An interesting read and sorry you didn’t enjoy it. It was a 100% different experience to mine. I was queued up to get in at 5am on Weds and left the site around 2pm on Monday.
I had no serious issues getting to the larger stages / acts, but I don’t want to be down the front. You’d obviously need to stake out your spot well in advance for that! I’ve become quite good at picking the less-congested routes for some of the stages (eg it’s better to approach The Other Stage from BBC Introducing, and there are good back routes to the Pyramid like the camping paths from Peel or Acoustic Stage). You do need to leave plenty of time due to the size and busyness of the site. I do tend to swerve it when they put big acts on small stages though (Mel C on Avalon?!) as they can’t cope with the audience size and make for a poor experience. Largely skipped the Park this year too, due to the sound bleed from the bars.
It’s crazy crowded in general of course, and the Market paths don’t really work. Due to the heat, I moved around far less than usual this year. I love some of the hidden gems like the Toad Hall and Mandala stages. Great to mix those in and have some calmer experiences.
Highlights were largely social and exploring. Beers in the Circus Field on Thursday etc. Music and spoken word though: Sophie Ellis-Bexter, The Magic Numbers, Lana Del Rey (despite the abrupt ending), Dom Joly, Elton, Foos, Cerian…
Main complaint, over the last 4 we’ve suffered intense heat on site, and they need to add more shaded areas, rather than instruct people to find shade for safety, when there is so little. They also need more water taps etc, as too much time is spent queueing. The audience has also pivoted more this year to young and wealthy, which is an inevitable consequence of the increased ticket price and the state of the UK I suppose.

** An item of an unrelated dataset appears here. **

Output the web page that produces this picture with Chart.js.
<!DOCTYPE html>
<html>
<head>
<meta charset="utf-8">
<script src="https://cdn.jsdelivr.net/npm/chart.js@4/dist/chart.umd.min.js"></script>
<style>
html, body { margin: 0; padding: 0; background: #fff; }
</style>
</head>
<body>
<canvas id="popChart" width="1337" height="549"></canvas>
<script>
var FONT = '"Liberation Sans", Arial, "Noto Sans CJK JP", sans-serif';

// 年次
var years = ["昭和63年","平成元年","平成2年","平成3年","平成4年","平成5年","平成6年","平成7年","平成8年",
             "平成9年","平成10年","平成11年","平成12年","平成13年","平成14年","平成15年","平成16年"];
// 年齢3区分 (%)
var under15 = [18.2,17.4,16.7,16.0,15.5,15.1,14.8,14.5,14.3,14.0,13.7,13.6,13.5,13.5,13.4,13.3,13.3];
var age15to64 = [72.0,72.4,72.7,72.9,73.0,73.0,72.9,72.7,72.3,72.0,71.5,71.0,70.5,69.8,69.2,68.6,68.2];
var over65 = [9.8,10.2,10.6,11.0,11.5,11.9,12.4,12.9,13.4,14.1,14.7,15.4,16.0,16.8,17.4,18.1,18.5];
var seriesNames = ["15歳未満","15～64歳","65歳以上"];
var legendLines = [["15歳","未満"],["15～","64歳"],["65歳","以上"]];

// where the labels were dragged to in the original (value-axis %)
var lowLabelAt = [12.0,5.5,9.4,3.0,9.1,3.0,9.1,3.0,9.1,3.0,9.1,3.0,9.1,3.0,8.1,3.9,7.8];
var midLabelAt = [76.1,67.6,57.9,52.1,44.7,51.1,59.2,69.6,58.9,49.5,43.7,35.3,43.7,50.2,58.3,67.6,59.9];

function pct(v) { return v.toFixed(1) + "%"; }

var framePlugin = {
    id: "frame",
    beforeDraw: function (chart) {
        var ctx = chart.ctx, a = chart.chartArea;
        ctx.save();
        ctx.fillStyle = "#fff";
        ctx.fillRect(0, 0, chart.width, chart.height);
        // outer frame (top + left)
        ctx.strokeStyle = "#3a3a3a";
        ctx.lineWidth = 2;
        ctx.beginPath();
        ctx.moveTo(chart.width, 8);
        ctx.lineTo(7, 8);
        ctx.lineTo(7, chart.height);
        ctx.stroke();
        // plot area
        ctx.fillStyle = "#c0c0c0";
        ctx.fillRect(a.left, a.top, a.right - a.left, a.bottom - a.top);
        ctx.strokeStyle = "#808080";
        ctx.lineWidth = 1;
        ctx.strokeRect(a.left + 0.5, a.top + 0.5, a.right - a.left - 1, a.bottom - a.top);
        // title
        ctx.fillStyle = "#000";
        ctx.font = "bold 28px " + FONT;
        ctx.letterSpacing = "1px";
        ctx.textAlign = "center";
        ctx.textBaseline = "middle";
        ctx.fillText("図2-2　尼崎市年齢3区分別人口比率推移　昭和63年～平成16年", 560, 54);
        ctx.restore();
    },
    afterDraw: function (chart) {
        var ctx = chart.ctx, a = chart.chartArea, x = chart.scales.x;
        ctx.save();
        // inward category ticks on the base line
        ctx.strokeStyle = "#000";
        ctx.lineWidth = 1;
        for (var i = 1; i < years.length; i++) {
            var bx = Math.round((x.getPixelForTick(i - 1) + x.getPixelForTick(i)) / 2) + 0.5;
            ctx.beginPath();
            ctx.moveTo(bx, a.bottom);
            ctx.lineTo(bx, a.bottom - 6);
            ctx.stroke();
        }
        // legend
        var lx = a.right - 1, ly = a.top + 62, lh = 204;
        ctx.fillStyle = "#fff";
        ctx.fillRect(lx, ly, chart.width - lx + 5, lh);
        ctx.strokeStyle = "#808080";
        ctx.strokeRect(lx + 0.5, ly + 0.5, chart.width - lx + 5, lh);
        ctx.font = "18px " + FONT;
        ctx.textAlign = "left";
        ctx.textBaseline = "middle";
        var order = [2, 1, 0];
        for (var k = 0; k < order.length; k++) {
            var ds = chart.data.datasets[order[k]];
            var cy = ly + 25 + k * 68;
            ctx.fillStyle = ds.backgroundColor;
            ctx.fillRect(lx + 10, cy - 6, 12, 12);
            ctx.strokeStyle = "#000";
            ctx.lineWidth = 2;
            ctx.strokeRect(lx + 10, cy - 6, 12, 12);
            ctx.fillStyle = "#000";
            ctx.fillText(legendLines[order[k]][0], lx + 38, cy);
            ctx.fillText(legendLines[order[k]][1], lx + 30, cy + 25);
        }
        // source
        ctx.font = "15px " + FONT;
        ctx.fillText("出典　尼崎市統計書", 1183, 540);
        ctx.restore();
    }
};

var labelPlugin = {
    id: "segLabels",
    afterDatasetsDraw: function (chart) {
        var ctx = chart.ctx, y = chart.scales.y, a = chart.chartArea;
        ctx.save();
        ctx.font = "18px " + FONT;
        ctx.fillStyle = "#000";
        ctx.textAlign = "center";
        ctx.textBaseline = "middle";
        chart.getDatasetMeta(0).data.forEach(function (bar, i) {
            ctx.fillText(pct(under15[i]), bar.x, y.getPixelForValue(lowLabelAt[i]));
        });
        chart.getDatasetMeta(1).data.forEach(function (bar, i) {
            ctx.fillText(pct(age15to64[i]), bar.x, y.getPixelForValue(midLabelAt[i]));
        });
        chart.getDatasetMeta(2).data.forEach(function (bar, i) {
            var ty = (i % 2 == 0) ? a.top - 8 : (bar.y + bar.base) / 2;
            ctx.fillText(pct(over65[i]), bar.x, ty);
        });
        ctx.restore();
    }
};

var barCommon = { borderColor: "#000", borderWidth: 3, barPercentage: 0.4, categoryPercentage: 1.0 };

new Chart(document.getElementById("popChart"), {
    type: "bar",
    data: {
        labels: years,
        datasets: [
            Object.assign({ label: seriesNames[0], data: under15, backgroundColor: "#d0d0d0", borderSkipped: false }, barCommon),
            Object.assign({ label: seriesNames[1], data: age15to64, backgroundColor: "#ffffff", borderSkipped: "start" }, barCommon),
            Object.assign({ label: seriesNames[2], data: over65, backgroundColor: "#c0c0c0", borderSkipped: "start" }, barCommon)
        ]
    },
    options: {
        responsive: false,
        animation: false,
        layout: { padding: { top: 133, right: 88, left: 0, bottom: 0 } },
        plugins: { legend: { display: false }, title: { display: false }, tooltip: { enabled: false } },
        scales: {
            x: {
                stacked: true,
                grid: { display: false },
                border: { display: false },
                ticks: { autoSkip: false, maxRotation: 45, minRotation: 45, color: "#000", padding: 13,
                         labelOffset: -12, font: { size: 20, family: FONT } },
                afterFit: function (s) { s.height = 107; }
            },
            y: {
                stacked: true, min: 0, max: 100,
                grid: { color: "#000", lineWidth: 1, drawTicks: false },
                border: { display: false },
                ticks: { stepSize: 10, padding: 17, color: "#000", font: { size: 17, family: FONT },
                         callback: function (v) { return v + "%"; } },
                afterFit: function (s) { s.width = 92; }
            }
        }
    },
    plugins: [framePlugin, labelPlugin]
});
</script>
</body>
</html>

Still a great weekend, despite a few challenges.
I wouldn’t say I didn’t enjoy it, @kidpresentable, I just didn’t enjoy it nearly as much as I hoped. There were good bits, just outweighed by what I felt was a cynical exploitation of expectation: promising the earth and delivering Las Vegas, which seemed enough of a result for those who see Las Vegas as heaven. I see it a shabby sham and Glasto’s mettle is, too, burnishing, if you forgive my mashed metaphors.
I will be much more in my element at Cambridge, next month, and Shrewsbury the month after, each with a lot more gain and lot less pain.
You wouldn’t say you didn’t enjoy it @retropath2?
Based on your OP, and the supplementary above, it’s tempting to suggest that you – in fact – didn’t enjoy it, although you might not say it.
I’m getting mixed signals here…
Probably as I have mixed feelings about different aspects. As festivals go, it didn’t pass my muster, yet had moments of sheer joy. Think a sort of paraphrase of Charlie Watt’s thoughts on being in the Stones.
👍
I went a few years from 1989 onwards. It was busy the first time and got progressively busier. each time I went back. I remember a lot of walking, a lot of expensive food, that it was very very hot and there was a constant FOMO.
I think even then there were a lot of people there to say they had been there. The Pyramid stage might not have been so star or heritage focused,, but there was an evident spectrum from there to the Greenfield and Stone Circle. You went where you felt comfortable.
Sometimes Glastonbury felt unbearable, lonely, tiring, but other times it was overjoyous – peak musical experiences too numerous to list.
The best bits were when I just let go of trying to do everything and just enjoyed where I was. I think my favourite memory of Glastonbury is my mental map of the site with the associations each part brings back and the sense that it is a place where it is always midsummer – as that was the only time I went there.
Probably the price and the limited number of tickets do make it an exclusive event on the summer calendar, which is a shame. But that it exists is not something to bemoan. Subsequently I enjoyed smaller festivals, such as WOMAD – less pressured by numbers and competing stages, but I always had the feeling that they were sparklers compared to the firework display that is Glastonbury.
How long does it take to get out of the car park at the end? Months? And what is the toilet/garbage situation at the end of the weekend?
I was out from starting the engine, to reaching a public road, in about an hour this year. However, is has taken me 3 hours some years. I intentionally left about 2pm on Monday when it had largely calmed down.
A mate tried to leave at 10.45am Monday and said that took a few hours.
If you can remember where you put your car, anything from instantaneously to 10 hours, dependent upon luck and timing.
Litter is appalling: 210k people dropping tins and drink cups constantly for 10 hours a day. Toilets? Your sniff is a good as mine……
Getting off the site can be ok, but you’ll always end up in a tail back on the A303 somewhere near Stonehenge.
Everybody needs an A303
even if you were heading for Wales.
To be fair, that’s nothing to do with the festival, it’s like that more often than not.
We were in a long traffic jam on our way to Torquay, a couple of years ago, and by the time we’d got to the roundabout I needed the loo. Turns out Stonehenge, despite being an English Heritage site, accepts National Trust membership. So we went in for a pee and ended up doing the whole Stonehenge tour for gratis (our annual family NT membership costs less than 4 tickets to the ‘Henge).
Here’s what paid for it, anyway
https://atthebarrier.com/2023/07/02/glastonbury-2023-an-alternate-view-festival-review/
Crikey, are Kangaroo Moon still at it?
Yup. The old fella on mandola was great!